In het verre verleden aten zelfs koningen en koninginnen met hun . . . handen. Messen waren er in die tijd al, maar het duurde nog eeuwen voor de lepel en later de vork werden uitgevonden.
Lepel, mes en vork tesamen noemen we het ‘couvert’.De eerste lepels werden gemaakt uit kostbare metalen; uit goud, uit zilver en heel vaak ook uit brons. Dat was ook het geval met de eerste vorken, die slechts twee tanden hadden en omstreeks 1100 werden uitgevonden door de echtgenote van een Italiaanse edelman.
Vooral de vork verspreidde zich snel over de beschaafde wereld - al wekte Hendrik III in 1583 nog ontzetting door zijn vlees met mes en vork te eten. Eten met de vingers werd in die tijd namelijk nog als veel hygiënischer beschouwd!
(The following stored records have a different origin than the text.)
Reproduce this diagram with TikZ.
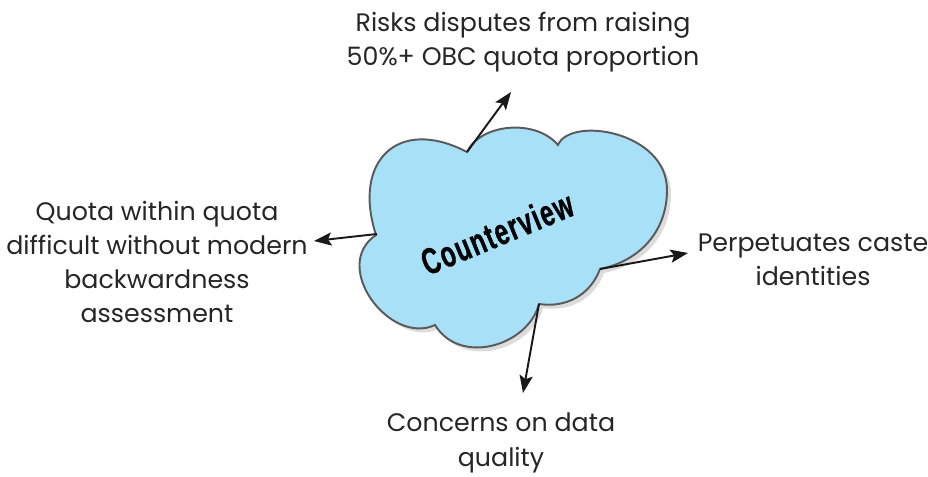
\documentclass[tikz,border=0pt]{standalone}
\usepackage{fontspec}
\setmainfont{Poppins}
\newfontfamily\cloudfont{Liberation Sans Bold}[FakeStretch=0.66,FakeBold=0.8,LetterSpace=4]
\usepackage{tikz}
\usetikzlibrary{calc,arrows.meta,positioning,shapes}

\definecolor{cloudblue}{RGB}{168,224,248}
\definecolor{cloudline}{RGB}{90,90,90}
\definecolor{cloudshade}{RGB}{220,220,220}

% outline of the cloud, in pixel units
\newcommand{\cloudoutline}{(376,241) .. controls (352,315) and (398,360) .. (467,324)
	.. controls (480,352) and (535,358) .. (558,331)
	.. controls (570,360) and (667,345) .. (667,286)
	.. controls (667,245) and (640,215) .. (600,207)
	.. controls (590,180) and (565,168) .. (539,172)
	.. controls (528,130) and (460,110) .. (435,151)
	.. controls (390,130) and (330,210) .. cycle}

\begin{document}
\begin{tikzpicture}[x=0.02cm,y=0.02cm,
	idea/.style={align=center,font=\fontsize{14.4pt}{19.5pt}\selectfont,text=black!85,inner sep=0pt},
	title/.style={font=\cloudfont\fontsize{21pt}{24pt}\selectfont,rotate=22.5,inner sep=0pt},
	paths/.style={-{Stealth[length=10pt,width=7.5pt,inset=2pt]}, line width=1.1pt, black!90},
	shade/.style={fill=cloudshade},
	cloud/.style={fill=cloudblue,draw=cloudline,line width=1.1pt}
	]
\useasboundingbox (0,0) rectangle (928,476);

% the cloud with its shadow
\fill [shade] [shift={(4,-4)}] \cloudoutline;
\path [cloud] \cloudoutline;
\node [title] (cv) at (497,243) {Counterview};

% notches of the cloud where the arrows leave
\coordinate (nleft) at (377,242);
\coordinate (ntop) at (467,324);
\coordinate (nright) at (600,207);
\coordinate (nbottom) at (539,172);

% arrow ends
\coordinate (eleft) at (314,235);
\coordinate (etop) at (511,384);
\coordinate (eright) at (688,223);
\coordinate (ebottom) at (523,83);

\node [idea] (risks) at (523,434) {Risks disputes from raising\\50\%+ OBC quota proportion};
\node [idea] (quota) at (157,214) {Quota within quota\\difficult without modern\\backwardness\\assessment};
\node [idea] (caste) at (813,216) {Perpetuates caste\\identities};
\node [idea] (data) at (501,33) {Concerns on data\\quality};

\draw [paths] (ntop) -- (etop);
\draw [paths] (nleft) -- (eleft);
\draw [paths] (nright) -- (eright);
\draw [paths] (nbottom) -- (ebottom);
\end{tikzpicture}
\end{document}
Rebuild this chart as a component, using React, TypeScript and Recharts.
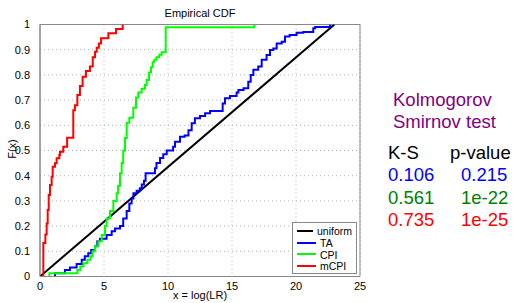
import React from "react";
import { LineChart, Line, XAxis, YAxis, CartesianGrid, ReferenceArea } from "recharts";

// empirical CDF step positions (x) and heights after each step (F)
const taX = [1.17, 1.95, 2.34, 2.86, 3.26, 3.5, 3.77, 4.0, 4.3, 4.48, 4.69, 5.2, 5.6, 5.86, 6.25, 6.5, 6.77, 6.98, 7.16, 7.3, 7.55, 7.8, 7.95, 8.12, 8.25, 8.98, 9.1, 9.38, 9.63, 9.9, 10.4, 10.55, 10.94, 11.3, 11.6, 11.85, 12.1, 12.5, 12.9, 13.28, 14.27, 14.45, 14.84, 15.36, 15.5, 15.9, 16.27, 16.46, 16.67, 17.05, 17.32, 17.7, 17.97, 18.23, 18.49, 18.88, 19.14, 19.5, 20.05, 20.57, 21.35, 21.5, 22.66];
const taF = [0.013, 0.026, 0.036, 0.05, 0.066, 0.08, 0.092, 0.105, 0.12, 0.14, 0.15, 0.165, 0.18, 0.19, 0.2, 0.23, 0.26, 0.29, 0.31, 0.33, 0.34, 0.35, 0.365, 0.38, 0.41, 0.43, 0.45, 0.47, 0.485, 0.5, 0.515, 0.535, 0.555, 0.56, 0.58, 0.608, 0.628, 0.637, 0.648, 0.657, 0.687, 0.707, 0.716, 0.73, 0.74, 0.747, 0.773, 0.8, 0.82, 0.833, 0.86, 0.879, 0.899, 0.905, 0.925, 0.932, 0.952, 0.958, 0.967, 0.97, 0.985, 0.99, 1.0];

const cpiX = [0.73, 2.92, 3.15, 3.4, 3.7, 3.95, 4.1, 4.3, 4.56, 4.82, 5.08, 5.2, 5.47, 5.73, 5.99, 6.1, 6.25, 6.38, 6.5, 6.64, 6.77, 6.98, 7.29, 7.5, 7.68, 7.94, 8.2, 8.33, 8.52, 8.67, 8.8, 8.93, 9.1, 9.32, 9.5, 9.82, 16.74];
const cpiF = [0.013, 0.026, 0.04, 0.053, 0.066, 0.08, 0.1, 0.12, 0.14, 0.165, 0.2, 0.23, 0.26, 0.3, 0.33, 0.36, 0.41, 0.45, 0.5, 0.55, 0.61, 0.63, 0.67, 0.71, 0.73, 0.745, 0.76, 0.78, 0.81, 0.83, 0.85, 0.86, 0.87, 0.88, 0.89, 0.989, 1.0];

const mcpiX = [0.26, 0.42, 0.52, 0.6, 0.68, 0.78, 0.91, 0.99, 1.17, 1.3, 1.51, 1.56, 1.82, 2.12, 2.6, 2.73, 2.92, 3.12, 3.33, 3.59, 3.9, 4.12, 4.3, 4.43, 4.6, 4.77, 5.34, 5.94, 6.46];
const mcpiF = [0.133, 0.167, 0.21, 0.264, 0.323, 0.363, 0.396, 0.436, 0.449, 0.469, 0.482, 0.495, 0.515, 0.551, 0.66, 0.68, 0.72, 0.756, 0.793, 0.815, 0.833, 0.87, 0.892, 0.908, 0.925, 0.945, 0.965, 0.982, 1.0];

const uniformX = [0, 23];
const uniformF = [0, 1];

const xTicks = [0, 5, 10, 15, 20, 25];
const yTicks = [0, 0.1, 0.2, 0.3, 0.4, 0.5, 0.6, 0.7, 0.8, 0.9, 1];

const ksRows = [
  { ks: "0.106", p: "0.215", color: "#0000ff" },
  { ks: "0.561", p: "1e-22", color: "#008000" },
  { ks: "0.735", p: "1e-25", color: "#ff0000" },
];

const legendItems = [
  { name: "uniform", color: "#000000" },
  { name: "TA", color: "#0000ff" },
  { name: "CPI", color: "#00ff00" },
  { name: "mCPI", color: "#ff0000" },
];

function ecdf(xs: number[], fs: number[]) {
  return [{ x: xs[0], y: 0 }, ...xs.map((x, i) => ({ x, y: fs[i] }))];
}

function line(xs: number[], fs: number[]) {
  return xs.map((x, i) => ({ x, y: fs[i] }));
}

const font = "'Liberation Sans', Arial, sans-serif";

function LegendBox() {
  return (
    <div style={{ position: "absolute", left: 292, top: 222, boxSizing: "border-box", width: 65, height: 52, background: "#fff", border: "1px solid #888", padding: "2px 4px", fontFamily: font, fontSize: 10.5 }}>
      {legendItems.map((d) => (
        <div key={d.name} style={{ display: "flex", alignItems: "center", height: 11.8 }}>
          <span style={{ display: "inline-block", width: 19, height: 2, background: d.color, marginRight: 4 }} />
          <span>{d.name}</span>
        </div>
      ))}
    </div>
  );
}

export default function App() {
  const big = { fontFamily: font, fontSize: 18.5, position: "absolute" as const, lineHeight: 1, whiteSpace: "nowrap" as const };
  return (
    <div style={{ position: "absolute", left: 0, top: 0, width: 515, height: 303, background: "#fff" }}>
      <LineChart width={515} height={303} margin={{ top: 24.5, right: 155, bottom: 0, left: 0 }}>
        <CartesianGrid stroke="#b0b0b0" strokeDasharray="1 3" />
        <XAxis
          type="number"
          dataKey="x"
          domain={[0, 25]}
          ticks={xTicks}
          allowDataOverflow
          height={26.5}
          stroke="#888"
          tickLine={false}
          tick={{ fill: "#000", fontSize: 11, fontFamily: font }}
          tickMargin={0}
        />
        <YAxis
          type="number"
          domain={[0, 1]}
          ticks={yTicks}
          allowDataOverflow
          width={40}
          stroke="#888"
          tickLine={false}
          tick={{ fill: "#000", fontSize: 11, fontFamily: font }}
          tickMargin={4}
          tickFormatter={(v: number) => String(v)}
        />
        <ReferenceArea x1={0} x2={25} y1={0} y2={1} fill="none" stroke="#888" strokeWidth={1} />
        <Line data={line(uniformX, uniformF)} dataKey="y" type="linear" stroke="#000" strokeWidth={2} dot={false} isAnimationActive={false} />
        <Line data={ecdf(taX, taF)} dataKey="y" type="stepAfter" stroke="#0000ff" strokeWidth={2} dot={false} isAnimationActive={false} />
        <Line data={ecdf(cpiX, cpiF)} dataKey="y" type="stepAfter" stroke="#00ff00" strokeWidth={2} dot={false} isAnimationActive={false} />
        <Line data={ecdf(mcpiX, mcpiF)} dataKey="y" type="stepAfter" stroke="#ff0000" strokeWidth={2} dot={false} isAnimationActive={false} />
      </LineChart>
      <LegendBox />
      <div style={{ position: "absolute", left: 0, width: 400, top: 7, textAlign: "center", fontFamily: font, fontSize: 11 }}>Empirical CDF</div>
      <div style={{ position: "absolute", left: 0, width: 400, top: 289, textAlign: "center", fontFamily: font, fontSize: 11 }}>x = log(LR)</div>
      <div style={{ position: "absolute", left: 12, top: 149, lineHeight: 1, transform: "translate(-50%,-50%) rotate(-90deg)", fontFamily: font, fontSize: 11 }}>F(x)</div>
      <div style={{ ...big, left: 393, top: 91, color: "#800080" }}>Kolmogorov</div>
      <div style={{ ...big, left: 393, top: 113, color: "#800080" }}>Smirnov test</div>
      <div style={{ ...big, left: 388, top: 144, color: "#000" }}>K-S</div>
      <div style={{ ...big, left: 450, top: 144, color: "#000" }}>p-value</div>
      {ksRows.map((r, i) => (
        <React.Fragment key={r.ks}>
          <div style={{ ...big, left: 388, top: 166 + i * 22.5, color: r.color }}>{r.ks}</div>
          <div style={{ ...big, left: 461, top: 166 + i * 22.5, color: r.color }}>{r.p}</div>
        </React.Fragment>
      ))}
    </div>
  );
}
Pas onder Lodewijk XIV kreeg de vork drie of vier tanden en begon hij te lijken op de vorken, die wij dagelijks gebruiken. Ondanks het ‘wereldsucces’ van het couvert zijn er nog steeds landen, waar op andere wijze gegeten wordt. Chinezen en Japanners bijv. gebruiken nog altijd hun eetstokjes. De vork behoort links van het bord te liggen; het mes rechts (met de snijkant naar het bord toe) en de lepel daarnaast.